One critical policy decision for a cloud architect is what to do with the output from a security monitoring tool. There are effectively two options. The first is to alert a human to investigate and/or take corrective action. This could be done by including the security alert in a log or events feed for cloud administrators. The second option is to have the cloud take some form of remedial action automatically, in addition to logging the event. Remedial actions could include anything from re-installing a node to performing a minor service configuration. However, automated remedial action can be challenging due to the possibility of false positives.

False positives occur when the security monitoring tool produces a security alert for a benign event. Due to the nature of security monitoring tools, false positives will most certainly occur from time to time. Typically a cloud administrator can tune security monitoring tools to reduce the false positives, but this may also reduce the overall detection rate at the same time. These classic trade-offs must be understood and accounted for when setting up a security monitoring system in the cloud.
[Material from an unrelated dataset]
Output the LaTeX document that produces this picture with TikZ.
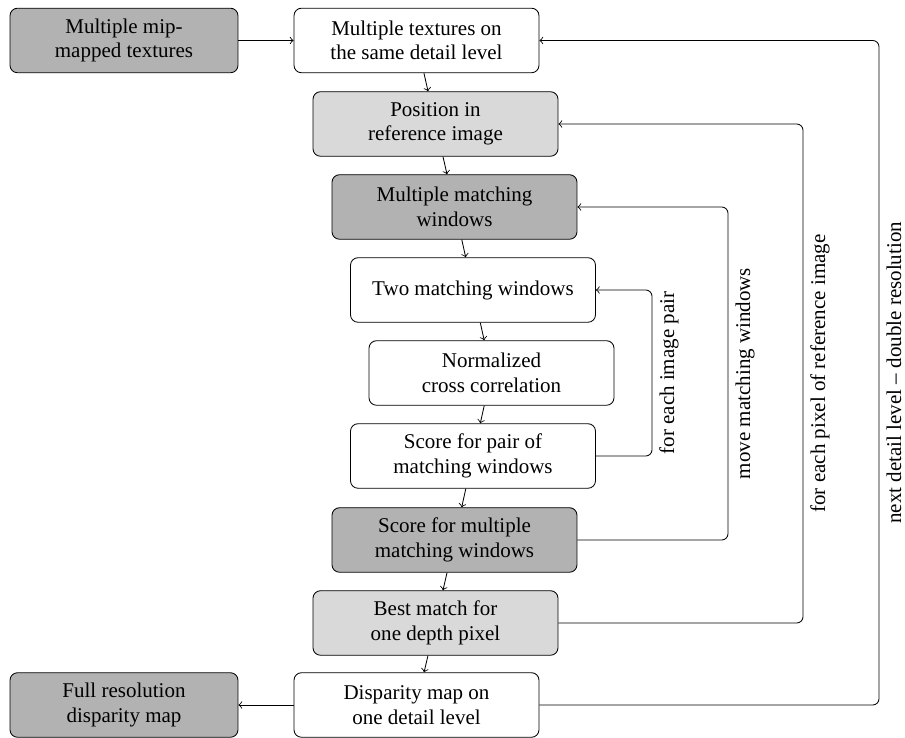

The selection and configuration of a host-based intrusion detection tool is highly deployment specific. We recommend starting by exploring the following open source projects which implement a variety of host-based intrusion detection and file monitoring features.

Network intrusion detection tools complement the host-based tools. OpenStack doesn’t have a specific network IDS built-in, but OpenStack Networking provides a plug-in mechanism to enable different technologies through the Networking API. This plug-in architecture will allow tenants to develop API extensions to insert and configure their own advanced networking services like a firewall, an intrusion detection system, or a VPN between the VMs.

Similar to host-based tools, the selection and configuration of a network-based intrusion detection tool is deployment specific. Snort is the leading open source networking intrusion detection tool, and a good starting place to learn more.

There are a few important security considerations for network and host-based intrusion detection systems.

  • It is important to consider the placement of the Network IDS on the cloud (for example, adding it to the network boundary and/or around sensitive networks). The placement depends on your network environment but make sure to monitor the impact the IDS may have on your services depending on where you choose to add it. Encrypted traffic, such as TLS, cannot generally be inspected for content by a Network IDS. However, the Network IDS may still provide some benefit in identifying anomalous unencrypted traffic on the network.

  • In some deployments it may be required to add host-based IDS on sensitive components on security domain bridges. A host-based IDS may detect anomalous activity by compromised or unauthorized processes on the component. The IDS should transmit alert and log information on the Management network.

Server hardening

Servers in the cloud, including undercloud and overcloud infrastructure, should implement hardening best practices. As OS and server hardening is common, applicable best practices including but not limited to logging, user account restrictions, and regular updates will not be covered here, but should be applied to all infrastructure.

File integrity management (FIM)

File integrity management (FIM) is the method of ensuring that files such as sensitive system or application configuration files are not corrupted or changed to allow unauthorized access or malicious behavior. This can be done through a utility such as Samhain that will create a checksum hash of the specified resource and then validate that hash at regular intervals, or through a tool such as DMVerity that can take a hash of block devices and will validate those hashes as they are accessed by the system before they are presented to the user.

These should be put in place to monitor and report on changes to system, hypervisor, and application configuration files such as /etc/pam.d/system-auth and /etc/keystone/keystone.conf, as well as kernel modules (such as virtio). Best practice is to use the lsmod command to show what is regularly being loaded on a system to help determine what should or should not be included in FIM checks.